デ・キリコ展の話
行ってきましたデ・キリコ展 at 東京都美術館。
お盆なので少し混み合っている感じもあったけど、自分のペースでじっくり堪能。
初っ端から自画像のコーナーで始まる。
めちゃくちゃ濃い顔でこってりイタリア男!って感じ。我が強めなのが顔に出てるww
こうやって最初に自画像が出てくると「この人が描いてたんかぁ〜」とその後の作品を見ながらなんとなく顔がちらつく。それが良くも悪くもと言った感じだけどもまぁ。
また
展示室の合間にアテネ、ミラノ、フィレンツェ、ローマ、フェッラーラ、、と彼が暮らした街の様子の映像も流れてて、「ここで暮らしてたんか〜。こういう作風になったの、なんか、わかる気がするゥ〜」となった。
トリノのアーケードのある風景とか、すごく、ぽい。
暮らす街の空気や雰囲気もやっぱり作品に影響するよね。とりあえず、イタリア行きたい✌︎
この企画展を観るまで知らなかった「形而上絵画」という言葉。
脈絡のないものを並べることによって、見る者に違和感を与える絵画様式。
"「違和感、不安、憂愁」など日常の奥に潜む神秘や謎をほのめかす"技法。
わざと遠近法をずらして描かれていたり、オレンジ色のがらーんとした広場や、馬鹿でかい塔とか。見る者に何かざわつきを感じさせるモチーフ。
"無"だけど"有る"。無機質さ、なんか寂しい感じ。
この空気、私はよく夢の中で感じる。
あの空気感をそのまま絵にしたらこんなふうになりそうだと思った。
黒線がくっきりしたやつは漫画っぽいというか、ポップアート的なデザインっぽさも感じる。アート系の本の表紙とか、CDジャケットとかにありそうな。
そして印象的なモチーフとして度々登場するマヌカン(=マネキン)。
「理想的な、意識を奪われた人間」として表現されている。
初めの方は無機質で機械っぽさのあるマヌカンモチーフだけど、1920年代の途中からは赤ちゃんみたいにぷりぷりと肉肉しくなっていく。
そして初めて見るデ・キリコの彫刻。
彫刻というとゴツゴツ硬いものをイメージしがちだけど、デ・キリコのは違う。ちゅるんちゅるんで柔らかくて丸い。こういう彫刻もあるんだなぁと思った。
あれみたい、ちょっと空山基っぽい。
そして椅子がやたら出てくるんだけど、これはなんかアテネでは地震が来ると家具を家の外に運び出す風習?があるらしくて、そこから着想を得たらしい。

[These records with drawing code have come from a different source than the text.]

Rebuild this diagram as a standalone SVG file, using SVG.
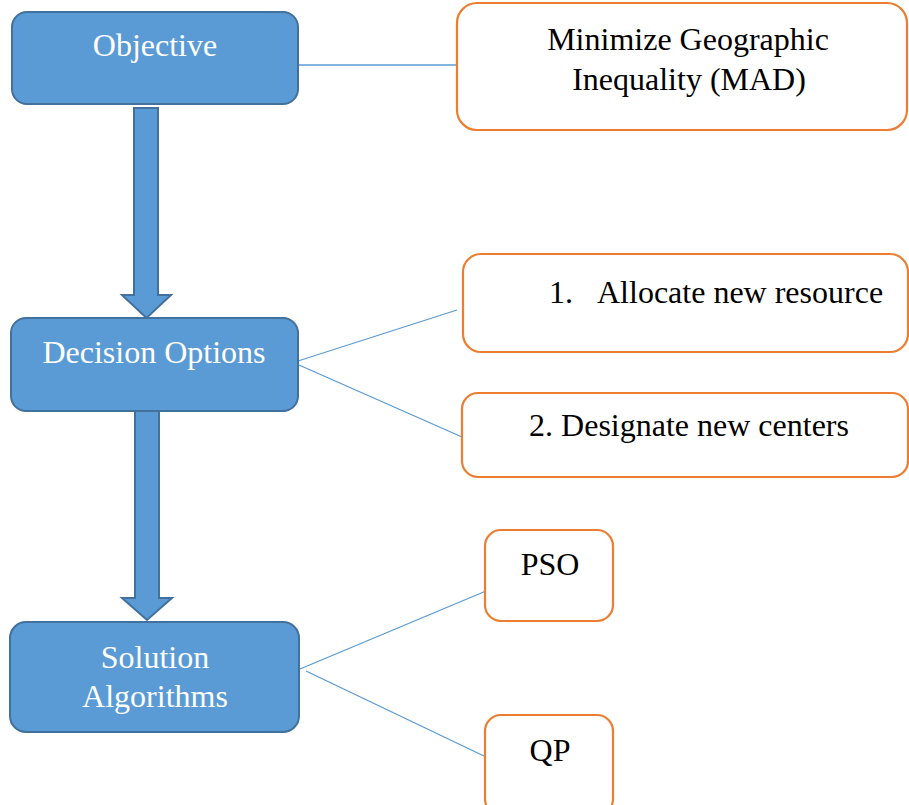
<svg xmlns="http://www.w3.org/2000/svg" width="909" height="805" viewBox="0 0 909 805">
<style>
.blue{fill:#5b9bd5;stroke:#41719c;stroke-width:2}
.org{fill:#ffffff;stroke:#ed7d31;stroke-width:2.2}
.wt{font-family:'Liberation Serif',serif;font-size:32px;fill:#ffffff;text-anchor:middle}
.bt{font-family:'Liberation Serif',serif;font-size:32px;fill:#000000;text-anchor:middle}
.st{text-anchor:start}
.ln{stroke:#5b9bd5;stroke-width:1.3;fill:none}
</style>
<rect width="909" height="805" fill="#ffffff"/>
<g id="connectors">
<line class="ln" x1="298" y1="65" x2="457" y2="65"/>
<line class="ln" x1="298" y1="361" x2="457" y2="310"/>
<line class="ln" x1="299" y1="365" x2="462" y2="437"/>
<line class="ln" x1="300" y1="669" x2="486" y2="591"/>
<line class="ln" x1="306" y1="671" x2="486" y2="757"/>
<path class="blue" d="M134,108 H158 V295 H171 L146.5,318 L122,295 H134 Z"/>
<path class="blue" d="M135,411 H159 V598 H172 L147,620 L122,598 H135 Z"/>
</g>
<g id="objective">
<rect class="blue" x="12" y="12" width="286" height="92" rx="15"/>
<text class="wt" x="155" y="56">Objective</text>
</g>
<g id="decision">
<rect class="blue" x="11" y="318" width="287" height="93" rx="15"/>
<text class="wt" x="154" y="363">Decision Options</text>
</g>
<g id="solution">
<rect class="blue" x="10" y="622" width="289" height="110" rx="16"/>
<text class="wt" x="155" y="668">Solution</text>
<text class="wt" x="155" y="707">Algorithms</text>
</g>
<g id="mad">
<rect class="org" x="457" y="3" width="450" height="127" rx="20"/>
<text class="bt" x="688" y="50">Minimize Geographic</text>
<text class="bt" x="689" y="90">Inequality (MAD)</text>
</g>
<g id="allocate">
<rect class="org" x="463" y="254" width="445" height="98" rx="18"/>
<text class="bt st" x="549" y="303">1.</text>
<text class="bt st" x="597" y="303">Allocate new resource</text>
</g>
<g id="designate">
<rect class="org" x="462" y="393" width="446" height="84" rx="16"/>
<text class="bt" x="689" y="436">2. Designate new centers</text>
</g>
<g id="pso">
<rect class="org" x="485" y="530" width="128" height="91" rx="16"/>
<text class="bt" x="550" y="575">PSO</text>
</g>
<g id="qp">
<rect class="org" x="485" y="715" width="128" height="100" rx="16"/>
<text class="bt" x="550" y="761">QP</text>
</g>
</svg>
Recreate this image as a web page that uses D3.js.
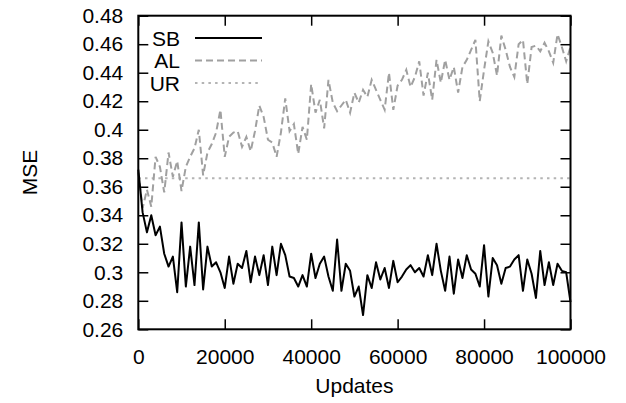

たしかに家の中にあるべきものが外にあるというのはすごく違和感があって、それを面白いと思う感性はなんかわかる気がする。
舞台衣装
急にデザイン画が出てきてテンションが上がった!実物の衣装も展示されてて、独特な風貌がなんともかわいらしい。
そんなこんなで90歳まで生きたデ・キリコ。結婚は2回したらしい。
7歳の時に父親が65歳で他界してっていうのもあらまぁって感じだけど、母親が他界したのはその30年後。ご両親は結構歳の差があったのかな?もしくは父親以外は長生きの家系??とかいろいろ年表見てて思ったこと。
そして毎度思うけど、詩人のジャン・コクトー、画商のポール・ギヨームとの交流…またお前か!
この人たちどんな企画展見てても出てくるよなぁ。すごい交友関係だよなぁ〜。
「風変わりで色とりどり玩具でいっぱいの奇妙な巨大ミュージアムを生きるように世界を生きる。」
デ・キリコ と言えば教科書で見た「通りの神秘と憂鬱」が有名だと思うけど、今回はそちらの展示は無し。
たくさんの作品を見られたのはもちろんだけど、アーチ状にくり抜かれた色壁など、観ている私たちまでデ・キリコの世界に入り込んだような、世界観にしっくりくる内装も素敵だった!
デ・キリコの不思議なアートをじっくりと楽しめる企画展だった。